DOHWA Engineering Company Limited is a privately owned engineering, construction company in South Korea. DOHWA is one of the largest engineering design firms in South Korea. Founded in 1957, the firm has completed more than 6,900 projects domestic and worldwide. The company maintains offices in over 15 countries. DOHWA has raised 277 million USD revenue in 2010, which is the first among civil engineering design firms in South Korea. And Dohwa Engineering has been ranked 106th in The Top 150 Global Design Firms List published from Engineering News-Record 2011.

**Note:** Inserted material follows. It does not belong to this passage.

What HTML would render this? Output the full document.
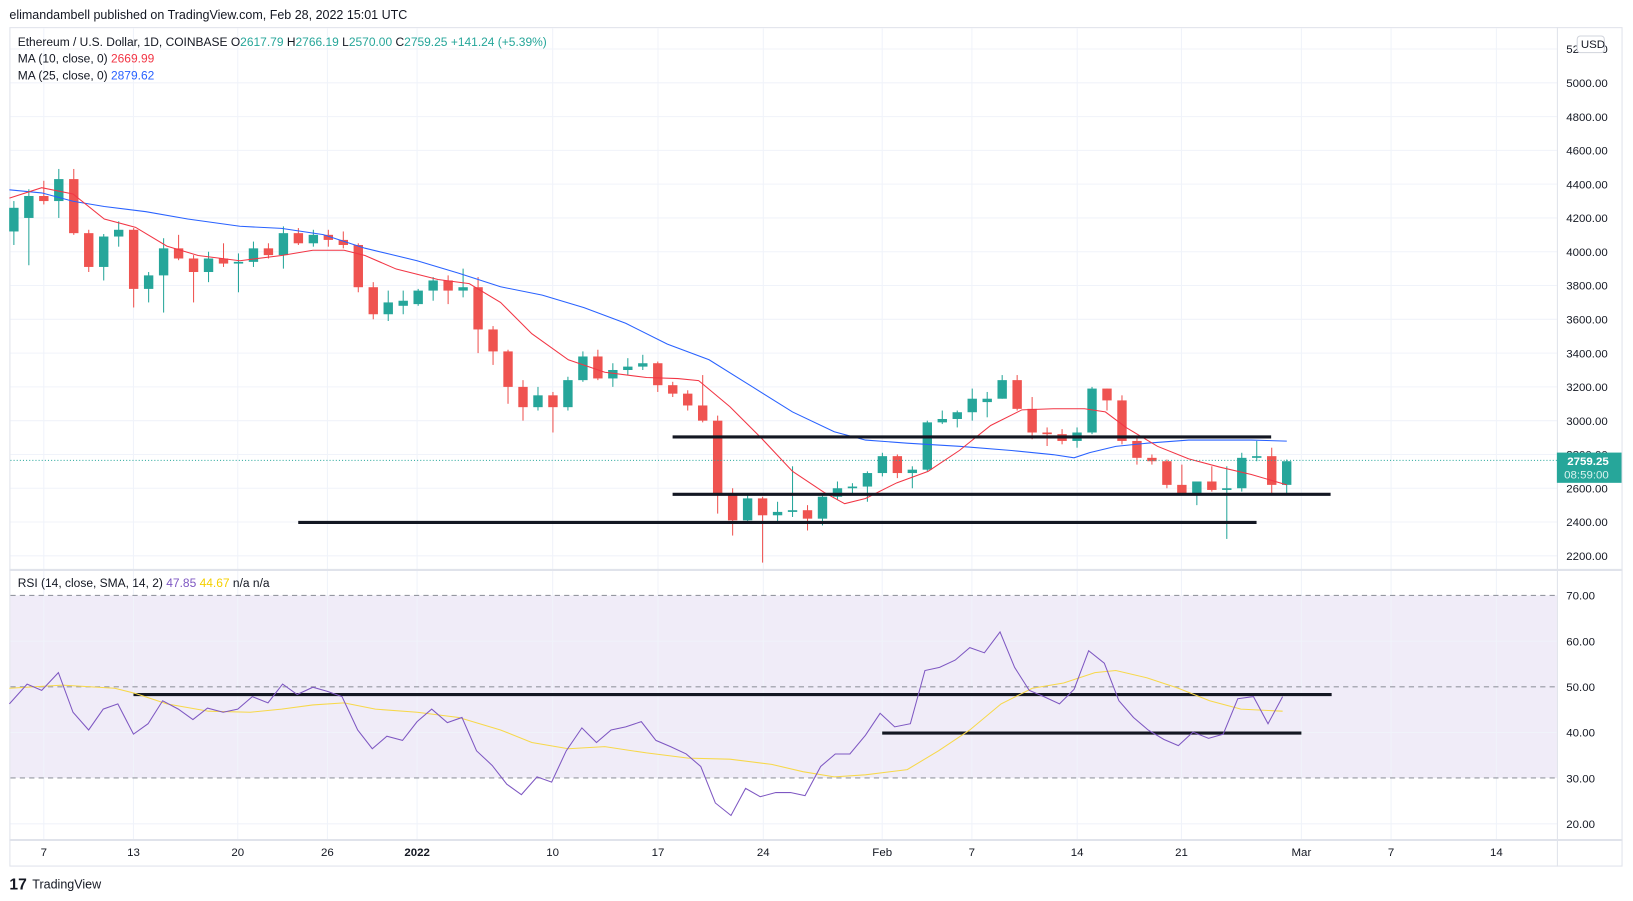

DOHWA Engineering Co., Ltd., is publicly listed and traded on the Korean Stock Exchange under the commodities code : 002150

== Offices ==

- Asia (South, Southeast): Vietnam, Indonesia, Bangladesh, Pakistan, Philippines, India
- Central Asia and Caucasus Region: Georgia, Kyrgyz Republic, Kazakhstan, Uzbekistan
- Middle East & North Africa (MENA) and Southern Africa: Oman, Algeria, Mozambique, Tanzania
- Europe : Poland
- Americas: Colombia, Peru, Bolivia, United States, Nicaragua, Honduras

== History ==
- 1957: DOHWA founded.
- 1961 DOHWA Incorporated.
- 2011 DOHWA Consulting Engineers Co., Ltd (도화종합기술공사) listed on the Korea Stock Exchange (KRX)
- 2011 Company name changed from DOHWA Consulting Engineers Co., Ltd., to DOHWA Engineering Co., Ltd.